### WORK REQUIRED
Without any pictures, restate the lines from the one containing "Give me the TikZ source for this diagram." to the one containing "33.4, 50.0, 33.4]", word for word, ends included.

### DATA TO PROCESS

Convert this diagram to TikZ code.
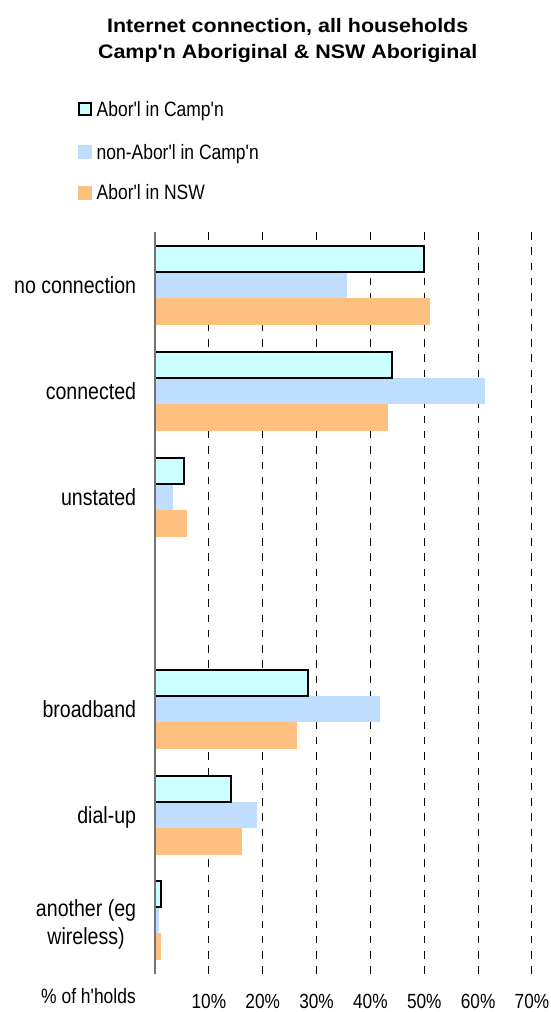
\documentclass[tikz,border=0pt]{standalone}
\usepackage{fontspec}
\usepackage{tikz}
\newfontfamily\chartfont{Liberation Sans}[FakeStretch=0.84]
\newfontfamily\titlefont{Liberation Sans}[FakeStretch=1.1]
\definecolor{campcol}{RGB}{204,255,255}
\definecolor{noncol}{RGB}{191,222,255}
\definecolor{nswcol}{RGB}{255,191,127}

\begin{document}
\begin{tikzpicture}[x=1pt, y=-1pt,
  campbar/.style={fill=campcol, draw=black, line width=2pt},
  nonbar/.style={fill=noncol},
  nswbar/.style={fill=nswcol},
  gridline/.style={black, line width=1pt, dash pattern=on 7.5pt off 7.8pt},
  axisline/.style={black!55, line width=1.2pt},
  catlabel/.style={anchor=base east, inner sep=0pt, align=center, font=\chartfont\fontsize{23.3}{27.3}\selectfont},
  keylabel/.style={anchor=base west, inner sep=0pt, font=\chartfont\fontsize{20.8}{25}\selectfont},
  ticklabel/.style={anchor=base, inner sep=0pt, font=\chartfont\fontsize{20.5}{25}\selectfont}]

\useasboundingbox (0, 0) rectangle (550, 1012);

\node[anchor=base, align=center, inner sep=0pt, font=\titlefont\bfseries\fontsize{19.5}{26}\selectfont] (title) at (287.7, 58.3) {Internet connection, all households\\Camp'n Aboriginal \& NSW Aboriginal};

\filldraw[campbar] (78.5, 102.7) rectangle (90.8, 115);
\fill[nonbar] (78, 145) rectangle (92, 159);
\fill[nswbar] (78, 186) rectangle (92, 199.5);

\node[keylabel] (keycamp) at (96.5, 116) {Abor'l in Camp'n};
\node[keylabel] (keynon) at (96.5, 159) {non-Abor'l in Camp'n};
\node[keylabel] (keynsw) at (96.5, 199.5) {Abor'l in NSW};

\begin{scope}[xshift=155pt, x=5.385pt]

\draw[gridline] (10, 232) -- (10, 973.5);
\draw[gridline] (20, 232) -- (20, 973.5);
\draw[gridline] (30, 232) -- (30, 973.5);
\draw[gridline] (40, 232) -- (40, 973.5);
\draw[gridline] (50, 232) -- (50, 973.5);
\draw[gridline] (60, 232) -- (60, 973.5);
\draw[gridline] (70, 232) -- (70, 973.5);

\fill[nonbar] (0, 271.8) rectangle (35.6, 298.2);
\fill[nswbar] (0, 298.2) rectangle (51.1, 324.6);
\filldraw[campbar] (0, 246.4) rectangle (50.0, 271.8);

\fill[nonbar] (0, 377.8) rectangle (61.3, 404.2);
\fill[nswbar] (0, 404.2) rectangle (43.3, 430.6);
\filldraw[campbar] (0, 352.4) rectangle (44.0, 377.8);

\fill[nonbar] (0, 483.8) rectangle (3.3, 510.2);
\fill[nswbar] (0, 510.2) rectangle (5.9, 536.6);
\filldraw[campbar] (0, 458.4) rectangle (5.4, 483.8);

\fill[nonbar] (0, 695.8) rectangle (41.8, 722.2);
\fill[nswbar] (0, 722.2) rectangle (26.4, 748.6);
\filldraw[campbar] (0, 670.4) rectangle (28.5, 695.8);

\fill[nonbar] (0, 801.8) rectangle (18.9, 828.2);
\fill[nswbar] (0, 828.2) rectangle (16.1, 854.6);
\filldraw[campbar] (0, 776.4) rectangle (14.2, 801.8);

\fill[nonbar] (0, 907.3) rectangle (0.74, 933.2);
\fill[nswbar] (0, 933.2) rectangle (1.06, 959.5);
\filldraw[campbar] (0, 881) rectangle (1.06, 906.5);

\draw[axisline] (0, 232) -- (0, 973.5);

\node[ticklabel] (tick10) at (10, 1008) {10\%};
\node[ticklabel] (tick20) at (20, 1008) {20\%};
\node[ticklabel] (tick30) at (30, 1008) {30\%};
\node[ticklabel] (tick40) at (40, 1008) {40\%};
\node[ticklabel] (tick50) at (50, 1008) {50\%};
\node[ticklabel] (tick60) at (60, 1008) {60\%};
\node[ticklabel] (tick70) at (70, 1008) {70\%};

\end{scope}

\node[catlabel] (noconn) at (136.3, 293.3) {no connection};
\node[catlabel] (conn) at (136.3, 399.3) {connected};
\node[catlabel] (unstated) at (136.3, 505.3) {unstated};
\node[catlabel] (broadband) at (136.3, 717.3) {broadband};
\node[catlabel] (dialup) at (136.3, 823.3) {dial-up};
\node[catlabel] (another) at (136.3, 944) {another (eg\\wireless)};

\node[keylabel, anchor=base east] (units) at (136, 1003.3) {\% of h'holds};

\end{tikzpicture}
\end{document}
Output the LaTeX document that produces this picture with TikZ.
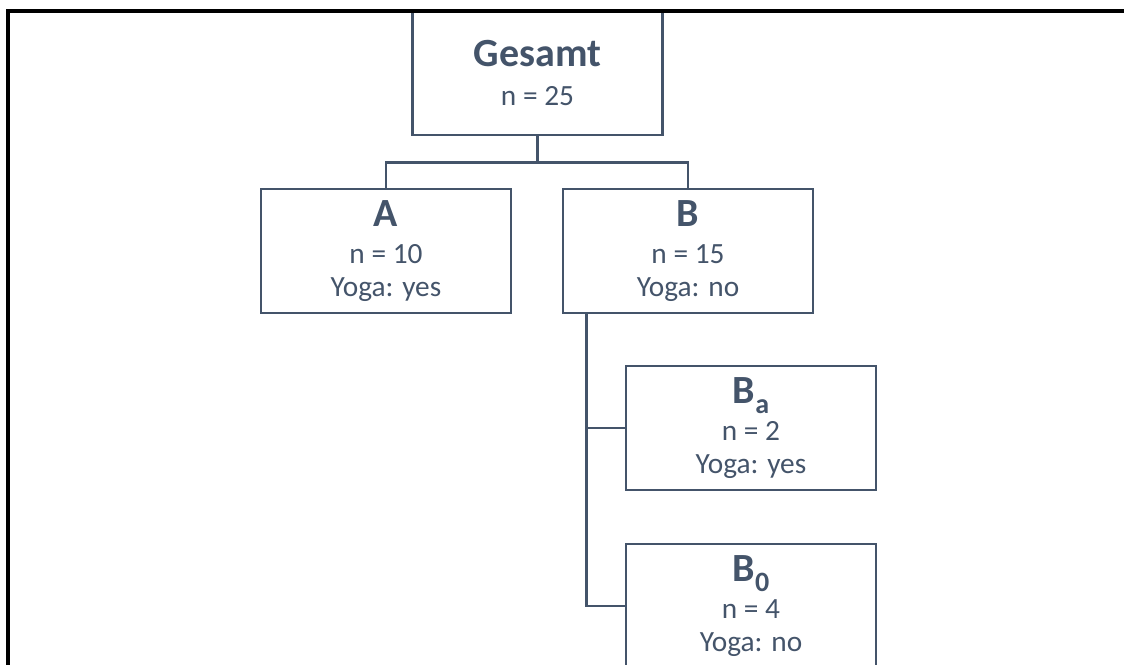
\documentclass[tikz,border=0pt]{standalone}
\usepackage{fontspec}
\setmainfont{Carlito}
\definecolor{slate}{HTML}{44546A}
\newcommand{\boxtitle}[1]{{\fontsize{30}{30}\selectfont\bfseries #1}}
\newcommand{\lowsub}[1]{\raisebox{-7.5pt}{\fontsize{21}{21}\selectfont #1}}

\begin{document}
\begin{tikzpicture}[x=0.75pt, y=-0.75pt,
    group/.style={draw=slate, line width=1.9pt, inner sep=0pt, minimum width=187.5pt, minimum height=93pt,
      align=center, text=slate, font=\fontsize{22}{24.75}\selectfont},
    link/.style={draw=slate, line width=1.9pt}]
      \clip (0,0) rectangle (1124,664);

      \node[group] (gesamt) at (537.5,73) {\boxtitle{Gesamt}\\[4pt] n = 25};
      \node[group] (a) at (386,251) {\boxtitle{A}\\[3pt] n = 10\\ Yoga: yes};
      \node[group] (b) at (688,251) {\boxtitle{B}\\[3pt] n = 15\\ Yoga: no};
      \node[group] (ba) at (751,428) {\boxtitle{B\lowsub{a}}\\[3pt] n = 2\\ Yoga: yes};
      \node[group] (b0) at (751,606) {\boxtitle{B\lowsub{0}}\\[3pt] n = 4\\ Yoga: no};

      \draw[link] (gesamt.south) -- ++(0,26) -| (a.north);
      \draw[link] (gesamt.south) -- ++(0,26) -| (b.north);
      \draw[link] ([xshift=18.75pt]b.south west) |- (ba.west);
      \draw[link] ([xshift=18.75pt]b.south west) |- (b0.west);

      % open frame, left and top edge only
      \draw[line width=2.4pt] (8,670) -- (8,11) -- (1130,11);
    \end{tikzpicture}
\end{document}
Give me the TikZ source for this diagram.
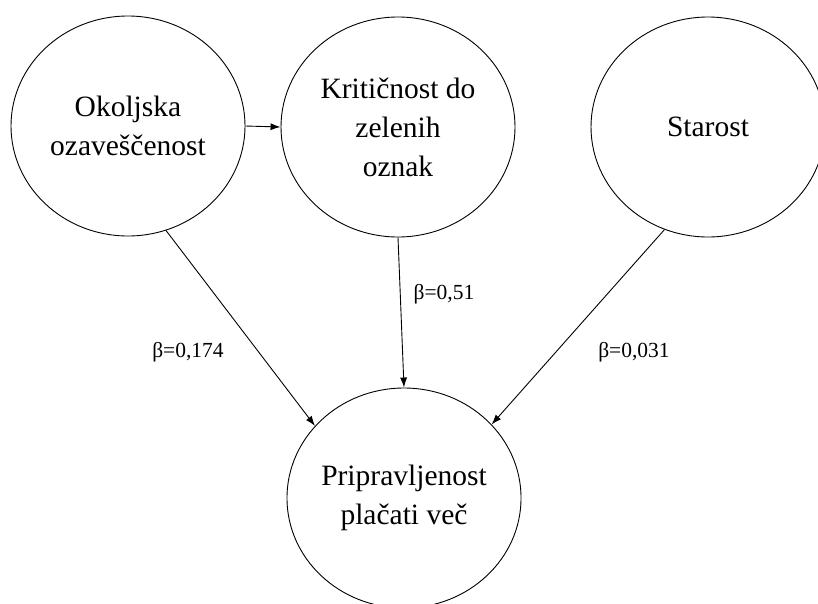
\documentclass[tikz,border=0pt]{standalone}
\usepackage{fontspec}
\setmainfont{Liberation Serif}
\usetikzlibrary{arrows.meta,shapes.geometric}
\tikzset{
  construct/.style={draw,ellipse,line width=0.9pt,minimum width=234pt,minimum height=220pt,
    inner sep=0pt,align=center,font=\fontsize{29.5}{39}\selectfont},
  link/.style={-{Latex[length=10pt,width=7pt]},line width=0.9pt},
  coef/.style={font=\fontsize{21.5}{26}\selectfont}
}

\begin{document}
\begin{tikzpicture}[x=1pt,y=-1pt]
  \useasboundingbox (0,0) rectangle (818,603);
  % constructs
  \node[construct] (okolje) at (128,126) {Okoljska\\ozaveščenost};
  \node[construct] (kriticnost) at (398,127) {Kritičnost do\\zelenih\\oznak};
  \node[construct] (starost) at (708,127) {Starost};
  \node[construct] (pripravljenost) at (404,498) {Pripravljenost\\plačati več};
  % paths
  \draw[link] (okolje.east) -- (kriticnost.west);
  \draw[link] (okolje.-70) -- (pripravljenost.141);
  \draw[link] (kriticnost.south) -- (pripravljenost.north);
  \draw[link] (starost.-113) -- (pripravljenost.40);
  % coefficients
  \node[coef] (b1) at (188,352) {β=0,174};
  \node[coef] (b2) at (444,294) {β=0,51};
  \node[coef] (b3) at (634,352) {β=0,031};
\end{tikzpicture}
\end{document}
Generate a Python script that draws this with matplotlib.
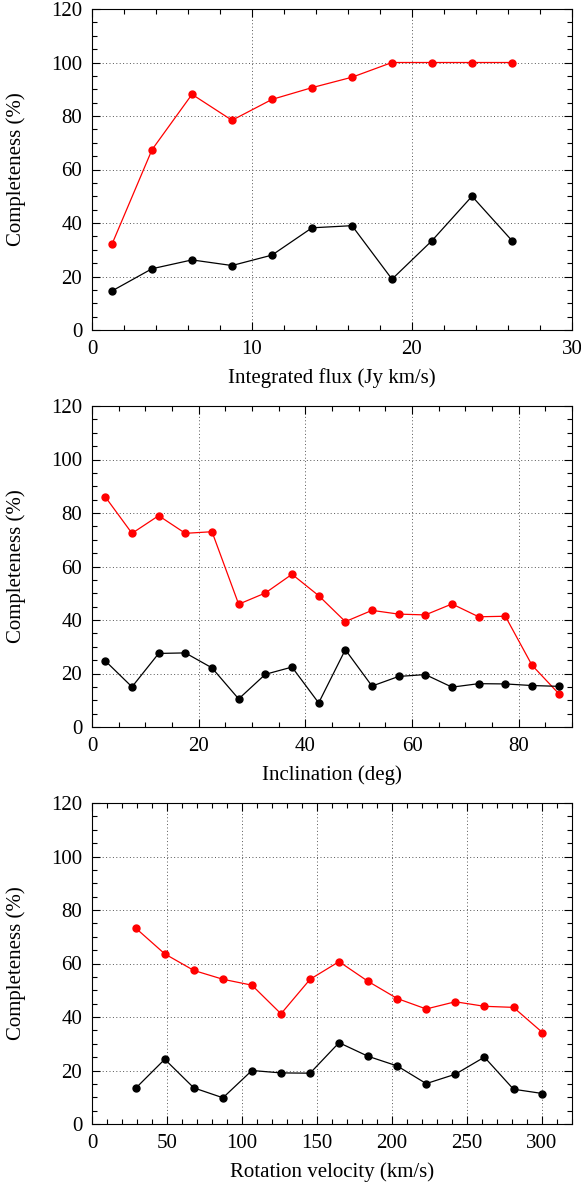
import matplotlib
matplotlib.use("Agg")
import matplotlib.pyplot as plt
from matplotlib.ticker import MultipleLocator

plt.rcParams['font.family'] = ['Liberation Serif', 'DejaVu Serif']
plt.rcParams['font.size'] = 15

# panel 1: integrated flux
flux_x = [1.25, 3.75, 6.25, 8.75, 11.25, 13.75, 16.25, 18.75, 21.25, 23.75, 26.25]
flux_red = [32.1, 67.4, 88.1, 78.4, 86.2, 90.6, 94.5, 100, 100, 100, 100]
flux_black = [14.6, 22.9, 26.2, 24.1, 28.0, 38.2, 39.0, 19.0, 33.4, 50.0, 33.4]

# panel 2: inclination
inc_x = [2.5, 7.5, 12.5, 17.5, 22.5, 27.5, 32.5, 37.5, 42.5, 47.5,
         52.5, 57.5, 62.5, 67.5, 72.5, 77.5, 82.5, 87.5]
inc_red = [86.0, 72.4, 79.0, 72.4, 73.0, 45.9, 50.1, 57.1, 49.1, 39.4,
           43.6, 42.2, 41.9, 46.0, 41.2, 41.4, 23.1, 12.5]
inc_black = [24.7, 15.0, 27.5, 27.7, 22.1, 10.5, 19.7, 22.4, 9.0, 28.9,
             15.3, 18.9, 19.6, 14.9, 16.2, 16.1, 15.5, 15.2]

# panel 3: rotation velocity
vrot_x = [29.0, 48.5, 67.9, 87.3, 106.6, 126.0, 145.4, 164.7, 184.1, 203.5,
          222.8, 242.2, 261.6, 281.0, 300.3]
vrot_red = [73.3, 63.6, 57.4, 54.1, 51.9, 41.2, 54.1, 60.7, 53.3, 46.9,
            43.0, 45.7, 44.0, 43.6, 34.2]
vrot_black = [13.3, 24.2, 13.5, 9.8, 20.0, 19.1, 19.0, 30.4, 25.3, 21.7,
              15.1, 18.6, 25.0, 13.0, 11.4]

panels = [
    (flux_x, flux_red, flux_black, 'Integrated flux (Jy km/s)', 30, 10, 2),
    (inc_x, inc_red, inc_black, 'Inclination (deg)', 90, 20, 5),
    (vrot_x, vrot_red, vrot_black, 'Rotation velocity (km/s)', 320, 50, 10),
]

fig = plt.figure(figsize=(5.81, 11.86), dpi=100)
W, H = 581.0, 1186.0
left, right = 92, 572
tops = [9, 406, 803]
bottoms = [330, 727, 1124]

for i, (x, red, black, xlabel, xmax, xmaj, xmin) in enumerate(panels):
    ax = fig.add_axes([left / W, 1 - bottoms[i] / H,
                       (right - left) / W, (bottoms[i] - tops[i]) / H])
    ax.plot(x, red, '-o', color='#ff0000', lw=0.9, ms=5, zorder=3)
    ax.plot(x, black, '-o', color='black', lw=0.9, ms=5, zorder=3)
    ax.set_xlim(0, xmax)
    ax.set_ylim(0, 120)
    ax.xaxis.set_major_locator(MultipleLocator(xmaj))
    ax.xaxis.set_minor_locator(MultipleLocator(xmin))
    ax.yaxis.set_major_locator(MultipleLocator(20))
    ax.yaxis.set_minor_locator(MultipleLocator(5))
    ax.tick_params(which='both', direction='in', top=True, right=True)
    ax.tick_params(which='major', length=6, width=0.8, pad=7)
    ax.tick_params(which='minor', length=3.5, width=0.8)
    ax.grid(True, which='major', color='#555555', lw=0.7, ls=(0, (1, 2.5)))
    ax.set_axisbelow(True)
    ax.set_xlabel(xlabel, labelpad=7)
    ax.set_ylabel('Completeness (%)', labelpad=18)

fig.savefig('out.png', dpi=100)
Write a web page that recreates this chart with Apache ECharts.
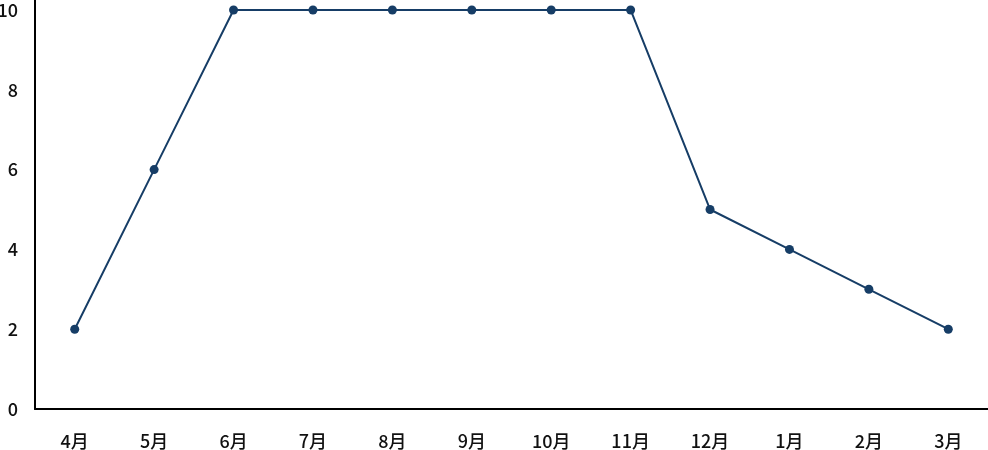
<!DOCTYPE html>
<html><head><meta charset="utf-8">
<script src="https://cdn.jsdelivr.net/npm/echarts@6/dist/echarts.min.js"></script>
<style>html,body{margin:0;padding:0;background:#fff}#c{width:988px;height:450px}</style>
</head><body><div id="c"></div>
<script>
const categories = ['4月','5月','6月','7月','8月','9月','10月','11月','12月','1月','2月','3月'];
const values = [2,6,10,10,10,10,10,10,5,4,3,2];
const yTicks = [0,2,4,6,8,10];

const chart = echarts.init(document.getElementById('c'));
chart.setOption({
  animation: false,
  grid: {left: 35, right: 0, top: 0, bottom: 41, outerBoundsMode: 'none', containLabel: false},
  xAxis: {
    type: 'category', data: categories, boundaryGap: true,
    axisLine: {lineStyle: {color: '#000', width: 2}},
    axisTick: {show: false},
    axisLabel: {color: '#111', fontSize: 18, fontWeight: 500, margin: 23, fontFamily: 'Noto Sans CJK JP'}
  },
  yAxis: {
    type: 'value', min: 0, max: 10.25, interval: 2,
    axisLine: {show: true, lineStyle: {color: '#000', width: 2}},
    axisTick: {show: false},
    splitLine: {show: false},
    axisLabel: {color: '#111', fontSize: 18, fontWeight: 500, margin: 17, fontFamily: 'Noto Sans CJK JP',
      formatter: v => yTicks.indexOf(v) >= 0 ? String(v) : ''}
  },
  series: [{
    type: 'line', data: values,
    symbol: 'circle', symbolSize: 9,
    lineStyle: {color: '#163d66', width: 2},
    itemStyle: {color: '#163d66'}
  }]
});
</script></body></html>
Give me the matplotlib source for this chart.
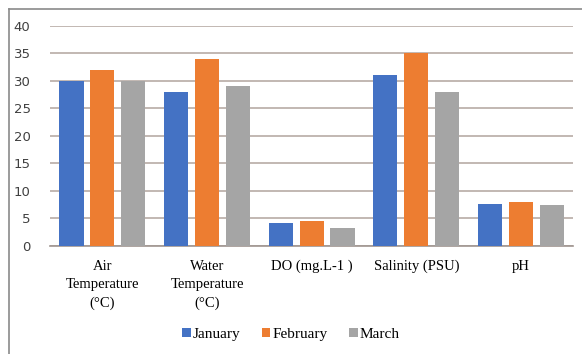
import numpy as np
import matplotlib.pyplot as plt
from matplotlib.lines import Line2D

# Monthly water quality readings
categories = ["Air\nTemperature\n(°C)", "Water\nTemperature\n(°C)", "DO (mg.L-1 )",
              "Salinity (PSU)", "pH"]
months = ["January", "February", "March"]
january = [30, 28, 4.2, 31, 7.6]
february = [32, 34, 4.5, 35, 8.0]
march = [30, 29, 3.3, 28, 7.4]
colors = ["#4472C4", "#ED7D31", "#A5A5A5"]

fig = plt.figure(figsize=(5.82, 3.54), dpi=100)
ax = fig.add_axes([0.086, 0.306, 0.899, 0.621])

x = np.arange(len(categories))
width = 0.23
step = 0.295
for i, (vals, name) in enumerate(zip([january, february, march], months)):
    ax.bar(x + (i - 1) * step, vals, width, color=colors[i], label=name, zorder=3)

ax.set_xlim(-0.5, len(categories) - 0.5)
ax.set_ylim(0, 40)
ax.set_yticks(range(0, 41, 5))
ax.yaxis.grid(True, color="#b8aca6", linewidth=1.2, zorder=0)
ax.tick_params(axis="y", length=0, labelsize=9.5, colors="#404040", pad=14)
ax.tick_params(axis="x", length=0, pad=10)
for lab in ax.get_yticklabels():
    lab.set_fontfamily("DejaVu Sans")
ax.set_xticks(x)
ax.set_xticklabels(categories, fontfamily="Liberation Serif", fontsize=10.5,
                   linespacing=1.55)
for s in ["top", "right", "left"]:
    ax.spines[s].set_visible(False)
ax.spines["bottom"].set_color("#a09590")
ax.spines["bottom"].set_linewidth(1.2)

leg = fig.legend(loc="center", bbox_to_anchor=(0.5, 0.055), ncol=3, frameon=False,
                 prop={"family": "Liberation Serif", "size": 11},
                 handlelength=0.55, handleheight=0.55, handletextpad=0.15,
                 columnspacing=1.4)

# frame around the chart (top and left edges are within the image)
fig.add_artist(Line2D([9 / 582, 1], [1 - 9 / 354] * 2, transform=fig.transFigure,
                      color="#8a8a8a", linewidth=1.2))
fig.add_artist(Line2D([9 / 582] * 2, [0, 1 - 9 / 354], transform=fig.transFigure,
                      color="#8a8a8a", linewidth=1.2))

fig.savefig("out.png", dpi=100)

### CORRECT RESPONSE
Give me the TikZ source for this diagram.
\documentclass[tikz,border=0pt]{standalone}
\usepackage{fontspec}
\setmainfont{Liberation Serif}
\usetikzlibrary{arrows.meta,shapes.geometric}
\tikzset{
  construct/.style={draw,ellipse,line width=0.9pt,minimum width=234pt,minimum height=220pt,
    inner sep=0pt,align=center,font=\fontsize{29.5}{39}\selectfont},
  link/.style={-{Latex[length=10pt,width=7pt]},line width=0.9pt},
  coef/.style={font=\fontsize{21.5}{26}\selectfont}
}

\begin{document}
\begin{tikzpicture}[x=1pt,y=-1pt]
  \useasboundingbox (0,0) rectangle (818,603);
  % constructs
  \node[construct] (okolje) at (128,126) {Okoljska\\ozaveščenost};
  \node[construct] (kriticnost) at (398,127) {Kritičnost do\\zelenih\\oznak};
  \node[construct] (starost) at (708,127) {Starost};
  \node[construct] (pripravljenost) at (404,498) {Pripravljenost\\plačati več};
  % paths
  \draw[link] (okolje.east) -- (kriticnost.west);
  \draw[link] (okolje.-70) -- (pripravljenost.141);
  \draw[link] (kriticnost.south) -- (pripravljenost.north);
  \draw[link] (starost.-113) -- (pripravljenost.40);
  % coefficients
  \node[coef] (b1) at (188,352) {β=0,174};
  \node[coef] (b2) at (444,294) {β=0,51};
  \node[coef] (b3) at (634,352) {β=0,031};
\end{tikzpicture}
\end{document}
Generate a Python script that draws this with matplotlib.
import matplotlib
matplotlib.use("Agg")
import matplotlib.pyplot as plt
from matplotlib.ticker import MultipleLocator

plt.rcParams['font.family'] = ['Liberation Serif', 'DejaVu Serif']
plt.rcParams['font.size'] = 15

# panel 1: integrated flux
flux_x = [1.25, 3.75, 6.25, 8.75, 11.25, 13.75, 16.25, 18.75, 21.25, 23.75, 26.25]
flux_red = [32.1, 67.4, 88.1, 78.4, 86.2, 90.6, 94.5, 100, 100, 100, 100]
flux_black = [14.6, 22.9, 26.2, 24.1, 28.0, 38.2, 39.0, 19.0, 33.4, 50.0, 33.4]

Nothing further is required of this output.